## Given records:

--------------------------------------------------

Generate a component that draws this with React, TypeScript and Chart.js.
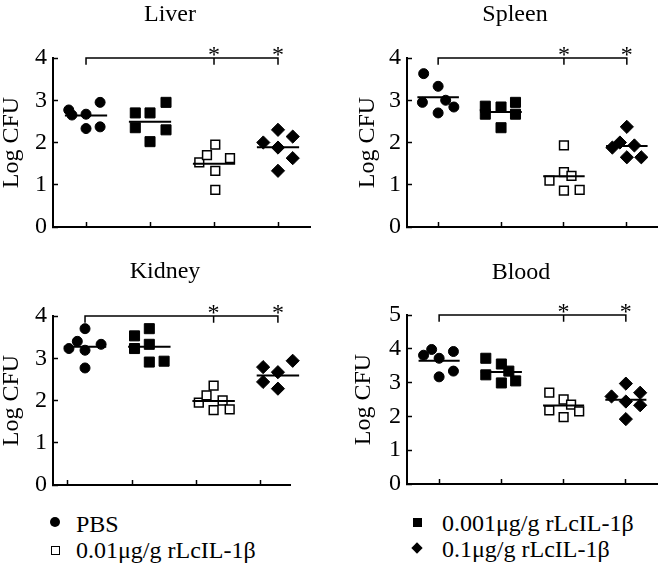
import React, { useEffect, useRef } from "react";
import { Chart, registerables } from "chart.js";

Chart.register(...registerables);

const FONT = "'Liberation Serif', 'Times New Roman', Times, serif";

// ---------- labels ----------
const groupLabels = ["PBS", "0.001μg/g rLcIL-1β", "0.01μg/g rLcIL-1β", "0.1μg/g rLcIL-1β"];
const categoryPositions = [1, 2, 3, 4];
const panelTitles = ["Liver", "Spleen", "Kidney", "Blood"];
const yAxisTitle = "Log CFU";
const yTicksFour = [0, 1, 2, 3, 4];
const yTicksFive = [0, 1, 2, 3, 4, 5];
const significanceMark = "*";
const starredCategories = [3, 4];
const bracketFrom = 1;
const bracketTo = 4;
const bracketMidTicks = [3];

// ---------- Liver ----------
const liverPBS = [2.77, 2.65, 2.67, 2.33, 2.95, 2.37];
const liverPBSJitter = [-0.27, -0.22, 0, 0, 0.22, 0.22];
const liverLow = [2.7, 2.35, 2.7, 2.02, 2.95, 2.3];
const liverLowJitter = [-0.23, -0.23, 0, 0, 0.25, 0.25];
const liverMid = [1.53, 1.7, 1.95, 1.33, 0.88, 1.63];
const liverMidJitter = [-0.23, -0.11, 0.02, 0.02, 0.02, 0.25];
const liverHigh = [2.0, 2.3, 1.88, 2.14, 1.63, 1.33];
const liverHighJitter = [-0.23, 0, 0, 0.23, 0.23, 0];
const liverMeans = [2.64, 2.49, 1.5, 1.89];

// ---------- Spleen ----------
const spleenPBS = [3.63, 3.33, 2.95, 3.0, 2.84, 2.7];
const spleenPBSJitter = [-0.23, 0, -0.25, 0.12, 0.25, 0];
const spleenLow = [2.86, 2.67, 2.84, 2.35, 2.95, 2.67];
const spleenLowJitter = [-0.25, -0.25, 0, 0, 0.23, 0.23];
const spleenMid = [1.93, 1.3, 1.21, 1.1, 0.86, 0.88];
const spleenMidJitter = [0, 0, 0.12, -0.23, 0, 0.25];
const spleenHigh = [2.37, 1.88, 2.0, 1.93, 1.65, 1.65];
const spleenHighJitter = [0, -0.23, -0.11, 0.12, 0, 0.23];
const spleenMeans = [3.07, 2.72, 1.2, 1.92];

// ---------- Kidney ----------
const kidneyPBS = [3.7, 3.4, 3.23, 3.19, 3.33, 2.77];
const kidneyPBSJitter = [0, -0.12, -0.25, 0, 0.25, 0];
const kidneyLow = [3.53, 3.7, 3.23, 3.33, 2.91, 2.93];
const kidneyLowJitter = [-0.23, 0, -0.23, 0, 0, 0.23];
const kidneyMid = [1.95, 2.12, 2.35, 1.77, 2.0, 1.79];
const kidneyMidJitter = [-0.23, -0.11, 0, 0, 0.14, 0.25];
const kidneyHigh = [2.79, 2.44, 2.67, 2.28, 2.94, 2.34];
const kidneyHighJitter = [-0.23, -0.23, 0, 0, 0.23, 0.23];
const kidneyMeans = [3.27, 3.27, 1.99, 2.59];

// ---------- Blood ----------
const bloodPBS = [3.81, 3.98, 3.72, 3.92, 3.34, 3.17];
const bloodPBSJitter = [-0.25, -0.12, 0, 0.23, 0.23, 0];
const bloodLow = [3.72, 3.23, 3.55, 3.34, 2.99, 3.05];
const bloodLowJitter = [-0.25, -0.25, 0, 0.12, 0, 0.23];
const bloodMid = [2.7, 2.18, 2.5, 1.98, 2.35, 2.15];
const bloodMidJitter = [-0.23, -0.23, 0, 0, 0.12, 0.25];
const bloodHigh = [2.59, 2.97, 2.44, 1.92, 2.7, 2.33];
const bloodHighJitter = [-0.23, 0, 0, 0, 0.23, 0.23];
const bloodMeans = [3.65, 3.31, 2.32, 2.49];

// ---------- styles ----------
const groupStyles = [
  { pointStyle: "circle", radius: 5, fill: "#000", border: "#000", bw: 1 },
  { pointStyle: "rect", radius: 7.1, fill: "#000", border: "#000", bw: 1 },
  { pointStyle: "rect", radius: 6.2, fill: "#fff", border: "#000", bw: 1.5 },
  { pointStyle: "rectRot", radius: 6.6, fill: "#000", border: "#000", bw: 1 },
];
const meanHalfWidth = 0.33;

const panels = [
  {
    title: panelTitles[0],
    values: [liverPBS, liverLow, liverMid, liverHigh],
    jitter: [liverPBSJitter, liverLowJitter, liverMidJitter, liverHighJitter],
    means: liverMeans,
    yTicks: yTicksFour,
    bracketDrop: 0.16,
    box: { left: 0, top: 0, width: 333, height: 250 },
    layout: { yW: 53, top: 58, right: 23, xH: 20 },
    xData: [0.484, 4.5],
    xTick: [0.484, 4.5],
    titlePos: [170, 21],
    yTitlePad: 0,
  },
  {
    title: panelTitles[1],
    values: [spleenPBS, spleenLow, spleenMid, spleenHigh],
    jitter: [spleenPBSJitter, spleenLowJitter, spleenMidJitter, spleenHighJitter],
    means: spleenMeans,
    yTicks: yTicksFour,
    bracketDrop: 0.16,
    box: { left: 333, top: 0, width: 333, height: 250 },
    layout: { yW: 74, top: 58, right: 1, xH: 20 },
    xData: [0.505, 4.494],
    xTick: [0.505, 4.494],
    titlePos: [182, 21],
    yTitlePad: 23,
  },
  {
    title: panelTitles[2],
    values: [kidneyPBS, kidneyLow, kidneyMid, kidneyHigh],
    jitter: [kidneyPBSJitter, kidneyLowJitter, kidneyMidJitter, kidneyHighJitter],
    means: kidneyMeans,
    yTicks: yTicksFour,
    bracketDrop: 0.16,
    box: { left: 0, top: 250, width: 333, height: 258 },
    layout: { yW: 53, top: 66, right: 43, xH: 20 },
    xData: [0.502, 4.188],
    xTick: [0.767, 4.453],
    titlePos: [165, 28],
    yTitlePad: 0,
  },
  {
    title: panelTitles[3],
    values: [bloodPBS, bloodLow, bloodMid, bloodHigh],
    jitter: [bloodPBSJitter, bloodLowJitter, bloodMidJitter, bloodHighJitter],
    means: bloodMeans,
    yTicks: yTicksFive,
    bracketDrop: 0.2,
    box: { left: 333, top: 250, width: 333, height: 257 },
    layout: { yW: 74, top: 65, right: 1, xH: 20 },
    xData: [0.484, 4.515],
    xTick: [0.484, 4.515],
    titlePos: [188, 29],
    yTitlePad: 19,
  },
];

const panelTextPlugin = {
  id: "panelText",
  afterDraw(chart: any, _args: any, opts: any) {
    const ctx = chart.ctx;
    ctx.save();
    ctx.fillStyle = "#000";
    ctx.font = `24px ${FONT}`;
    ctx.textAlign = "center";
    ctx.textBaseline = "alphabetic";
    ctx.fillText(opts.title, opts.titleX, opts.titleY);
    const xs = chart.scales.x;
    const ys = chart.scales.y;
    opts.stars.forEach((c: number) => {
      ctx.fillText(opts.mark, xs.getPixelForValue(c), ys.getPixelForValue(opts.starY) + opts.starShift);
    });
    ctx.restore();
  },
};

function buildConfig(p: any): any {
  const pointSets = p.values.map((vals: number[], g: number) => ({
    label: groupLabels[g],
    data: vals.map((v, i) => ({ x: categoryPositions[g] + p.jitter[g][i], y: v })),
    showLine: false,
    pointStyle: groupStyles[g].pointStyle,
    pointRadius: groupStyles[g].radius,
    backgroundColor: groupStyles[g].fill,
    borderColor: groupStyles[g].border,
    borderWidth: groupStyles[g].bw,
    clip: false,
  }));
  const meanData: any[] = [];
  p.means.forEach((m: number, g: number) => {
    const c = categoryPositions[g];
    meanData.push({ x: c - meanHalfWidth, y: m }, { x: c + meanHalfWidth, y: m }, { x: c + meanHalfWidth, y: null });
  });
  const top = p.yTicks[p.yTicks.length - 1];
  const low = top - p.bracketDrop;
  const bracketData: any[] = [
    { x: bracketFrom, y: low },
    { x: bracketFrom, y: top },
    { x: bracketTo, y: top },
    { x: bracketTo, y: low },
    { x: bracketTo, y: null },
  ];
  bracketMidTicks.forEach((c) => {
    bracketData.push({ x: c, y: top }, { x: c, y: low }, { x: c, y: null });
  });
  const lineBase = {
    showLine: true,
    pointRadius: 0,
    borderColor: "#000",
    backgroundColor: "rgba(0,0,0,0)",
    fill: false,
    spanGaps: false,
    clip: false,
  };
  const tickGrid = {
    display: true,
    drawOnChartArea: false,
    drawTicks: true,
    tickLength: -5,
    tickWidth: 1.5,
    tickColor: "#000",
  };
  const axisBorder = { display: true, color: "#000", width: 2 };
  return {
    type: "scatter",
    data: {
      datasets: [
        { ...lineBase, label: "mean", data: meanData, borderWidth: 2 },
        { ...lineBase, label: "bracket", data: bracketData, borderWidth: 1.5 },
        ...pointSets,
      ],
    },
    plugins: [panelTextPlugin],
    options: {
      responsive: false,
      animation: false,
      events: [],
      layout: { padding: { left: 0, top: p.layout.top, right: p.layout.right, bottom: 0 } },
      plugins: {
        legend: { display: false },
        tooltip: { enabled: false },
        title: { display: false },
        panelText: {
          title: p.title,
          titleX: p.titlePos[0],
          titleY: p.titlePos[1],
          stars: starredCategories,
          starY: top,
          starShift: 4,
          mark: significanceMark,
        },
      },
      scales: {
        x: { type: "linear", display: false, min: p.xData[0], max: p.xData[1] },
        xt: {
          type: "linear",
          position: "bottom",
          min: p.xTick[0],
          max: p.xTick[1],
          afterBuildTicks: (s: any) => {
            s.ticks = categoryPositions.map((v) => ({ value: v }));
          },
          ticks: { display: false },
          grid: tickGrid,
          border: axisBorder,
          afterFit: (s: any) => {
            s.height = p.layout.xH;
          },
        },
        y: {
          type: "linear",
          position: "left",
          min: 0,
          max: top,
          afterBuildTicks: (s: any) => {
            s.ticks = p.yTicks.map((v: number) => ({ value: v }));
          },
          ticks: { color: "#000", font: { family: FONT, size: 24, lineHeight: 1 }, padding: 11 },
          grid: tickGrid,
          border: axisBorder,
          title: {
            display: true,
            text: yAxisTitle,
            color: "#000",
            font: { family: FONT, size: 24, lineHeight: 1 },
            padding: { top: p.yTitlePad, bottom: 0 },
          },
          afterFit: (s: any) => {
            s.width = p.layout.yW;
          },
        },
      },
    },
  };
}

function Panel({ cfg }: { cfg: any }) {
  const ref = useRef<HTMLCanvasElement>(null);
  useEffect(() => {
    const chart = new Chart(ref.current as HTMLCanvasElement, buildConfig(cfg));
    return () => chart.destroy();
  }, [cfg]);
  return (
    <canvas
      ref={ref}
      width={cfg.box.width}
      height={cfg.box.height}
      style={{
        position: "absolute",
        left: cfg.box.left,
        top: cfg.box.top,
        width: cfg.box.width,
        height: cfg.box.height,
      }}
    />
  );
}

const legendItems = [
  { label: groupLabels[0], marker: "circle", mx: 55, my: 522, tx: 76, ty: 524 },
  { label: groupLabels[2], marker: "open", mx: 55, my: 550, tx: 76, ty: 550 },
  { label: groupLabels[1], marker: "square", mx: 417, my: 522, tx: 442, ty: 523 },
  { label: groupLabels[3], marker: "diamond", mx: 417, my: 548, tx: 442, ty: 549 },
];

function Marker({ kind, x, y }: { kind: string; x: number; y: number }) {
  let style: any = { position: "absolute", boxSizing: "border-box" };
  if (kind === "circle") {
    style = { ...style, left: x - 5, top: y - 5, width: 10, height: 10, borderRadius: "50%", background: "#000" };
  } else if (kind === "open") {
    style = { ...style, left: x - 4.5, top: y - 4.5, width: 9, height: 9, border: "1.3px solid #000", background: "#fff" };
  } else if (kind === "square") {
    style = { ...style, left: x - 4.5, top: y - 4.5, width: 9, height: 9, background: "#000" };
  } else {
    style = { ...style, left: x - 4, top: y - 4, width: 8, height: 8, background: "#000", transform: "rotate(45deg)" };
  }
  return <div style={style} />;
}

export default function App() {
  return (
    <div
      style={{
        position: "absolute",
        left: 0,
        top: 0,
        width: 666,
        height: 568,
        background: "#fff",
        fontFamily: FONT,
        color: "#000",
        overflow: "hidden",
      }}
    >
      {panels.map((p) => (
        <Panel key={p.title} cfg={p} />
      ))}
      {legendItems.map((it) => (
        <React.Fragment key={it.label}>
          <Marker kind={it.marker} x={it.mx} y={it.my} />
          <div
            style={{
              position: "absolute",
              left: it.tx,
              top: it.ty - 12,
              fontSize: 24,
              lineHeight: "24px",
              whiteSpace: "nowrap",
            }}
          >
            {it.label}
          </div>
        </React.Fragment>
      ))}
    </div>
  );
}
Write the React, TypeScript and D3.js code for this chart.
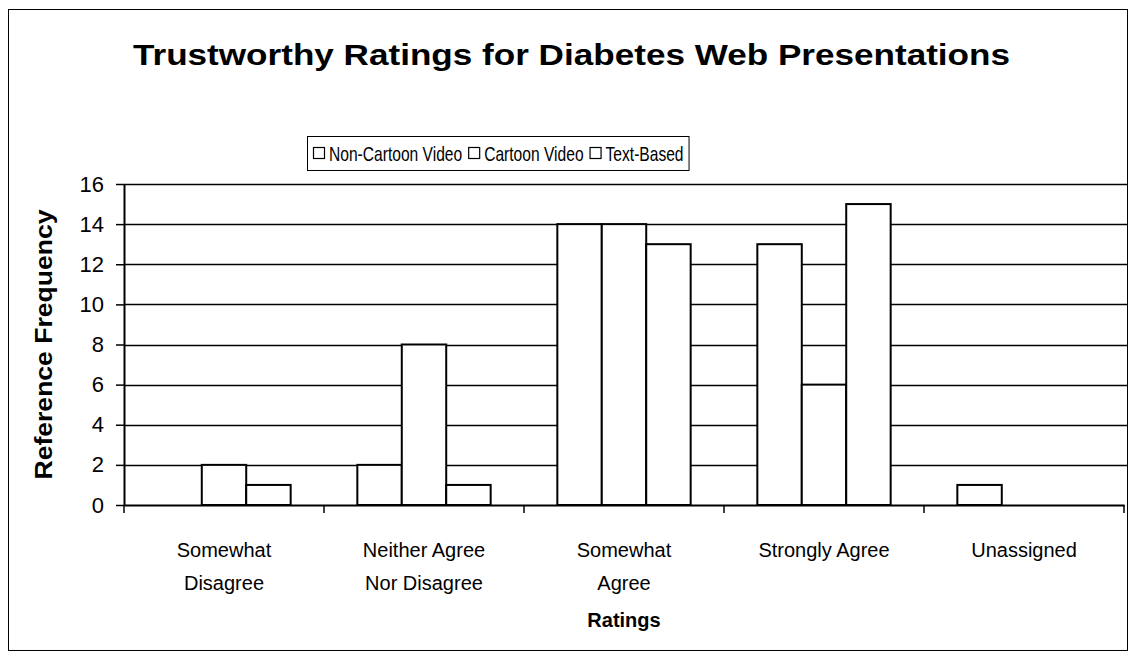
import React, { useEffect, useRef } from 'react';
import * as d3 from 'd3';

const categories = [
  ['Somewhat', 'Disagree'],
  ['Neither Agree', 'Nor Disagree'],
  ['Somewhat', 'Agree'],
  ['Strongly Agree'],
  ['Unassigned'],
];
const seriesNames = ['Non-Cartoon Video', 'Cartoon Video', 'Text-Based'];
const nonCartoon = [0, 2, 14, 13, 1];
const cartoon = [2, 8, 14, 6, 0];
const textBased = [1, 1, 13, 15, 0];
const yTicks = [0, 2, 4, 6, 8, 10, 12, 14, 16];

const W = 1134;
const H = 657;
const FONT = '"Liberation Sans", Arial, sans-serif';

const App: React.FC = () => {
  const svgRef = useRef<SVGSVGElement | null>(null);

  useEffect(() => {
    const svg = d3.select(svgRef.current);
    svg.selectAll('*').remove();

    const left = 124, right = 1124, top = 184, bottom = 505;
    const series = [nonCartoon, cartoon, textBased];

    // outer frame
    svg.append('rect').attr('x', 8.5).attr('y', 9.5).attr('width', 1119).attr('height', 641)
      .attr('fill', 'white').attr('stroke', '#000').attr('stroke-width', 1);

    svg.append('text').attr('x', 133).attr('y', 65)
      .attr('font-family', FONT).attr('font-weight', 'bold').attr('font-size', 30)
      .attr('textLength', 877).attr('lengthAdjust', 'spacingAndGlyphs')
      .text('Trustworthy Ratings for Diabetes Web Presentations');

    const x0 = d3.scaleBand<number>().domain(d3.range(categories.length)).range([left, right]).padding(0);
    const x1 = d3.scaleBand<number>().domain(d3.range(seriesNames.length)).range([0, x0.bandwidth()])
      .paddingInner(0).paddingOuter(0.75);
    const y = d3.scaleLinear().domain([0, 16]).range([bottom, top]);

    // gridlines
    svg.append('g').selectAll('line').data(yTicks.slice(1)).enter().append('line')
      .attr('x1', left).attr('x2', right + 3)
      .attr('y1', (d) => Math.round(y(d)) + 0.5).attr('y2', (d) => Math.round(y(d)) + 0.5)
      .attr('stroke', '#000').attr('stroke-width', 1.3);

    // bars
    const g = svg.append('g');
    series.forEach((vals, si) => {
      g.selectAll(`rect.s${si}`).data(vals).enter().append('rect')
        .attr('class', `s${si}`)
        .attr('x', (_, i) => x0(i)! + x1(si)!)
        .attr('y', (d) => y(d))
        .attr('width', x1.bandwidth())
        .attr('height', (d) => bottom - y(d))
        .attr('fill', 'white').attr('stroke', '#000').attr('stroke-width', 2);
    });

    // y axis
    const ya = svg.append('g').attr('transform', `translate(${left},0)`)
      .call(d3.axisLeft(y).tickValues(yTicks).tickSize(8).tickPadding(12).tickSizeOuter(0));
    ya.select('.domain').attr('stroke-width', 2);
    ya.selectAll('line').attr('stroke-width', 1.5);
    ya.selectAll('text').attr('font-family', FONT).attr('font-size', 22).attr('fill', '#000');

    // x axis
    const xa = svg.append('g').attr('transform', `translate(0,${bottom})`)
      .call(d3.axisBottom(x0).tickValues([]).tickSizeOuter(0));
    xa.select('.domain').attr('stroke-width', 2);
    xa.selectAll('.bnd').data(d3.range(categories.length + 1)).enter().append('line')
      .attr('x1', (i) => left + i * x0.step()).attr('x2', (i) => left + i * x0.step())
      .attr('y1', 0).attr('y2', 8).attr('stroke', '#000').attr('stroke-width', 1.5);

    categories.forEach((lines, i) => {
      const t = svg.append('text').attr('x', x0(i)! + x0.bandwidth() / 2).attr('y', 557)
        .attr('text-anchor', 'middle').attr('font-family', FONT).attr('font-size', 20);
      lines.forEach((ln, k) => {
        t.append('tspan').attr('x', x0(i)! + x0.bandwidth() / 2).attr('dy', k === 0 ? 0 : 33).text(ln);
      });
    });

    svg.append('text').attr('x', 624).attr('y', 627).attr('text-anchor', 'middle')
      .attr('font-family', FONT).attr('font-weight', 'bold').attr('font-size', 20).text('Ratings');

    svg.append('text').attr('transform', `translate(52,${(top + bottom) / 2}) rotate(-90)`)
      .attr('text-anchor', 'middle').attr('font-family', FONT).attr('font-weight', 'bold')
      .attr('font-size', 24).attr('textLength', 270).attr('lengthAdjust', 'spacingAndGlyphs')
      .text('Reference Frequency');

    // legend, text squeezed horizontally like the printed original
    const squeeze = 0.78;
    const lg = svg.append('g');
    const box = lg.append('rect').attr('y', 136.5).attr('height', 34)
      .attr('fill', 'white').attr('stroke', '#000').attr('stroke-width', 1);
    let cx = 313;
    seriesNames.forEach((name) => {
      lg.append('rect').attr('x', cx + 0.5).attr('y', 147.5).attr('width', 11).attr('height', 11)
        .attr('fill', 'white').attr('stroke', '#000').attr('stroke-width', 1.2);
      const t = lg.append('g').attr('transform', `translate(${cx + 16},161) scale(${squeeze},1)`)
        .append('text').attr('x', 0).attr('y', 0).attr('font-family', FONT)
        .attr('font-size', 20).text(name);
      const w = (t.node() as SVGTextElement).getComputedTextLength() * squeeze;
      cx += 16 + w + 6;
    });
    box.attr('x', 307.5).attr('width', cx - 6 + 5 - 307);
  }, []);

  return (
    <svg ref={svgRef} width={W} height={H}
      style={{ position: 'absolute', left: 0, top: 0, background: 'white' }} />
  );
};

export default App;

--------------------------------------------------

## What to produce:
Which lines above contain the word "this"? Copy each of them.

## In response:
Generate a component that draws this with React, TypeScript and Chart.js.
Write the React, TypeScript and D3.js code for this chart.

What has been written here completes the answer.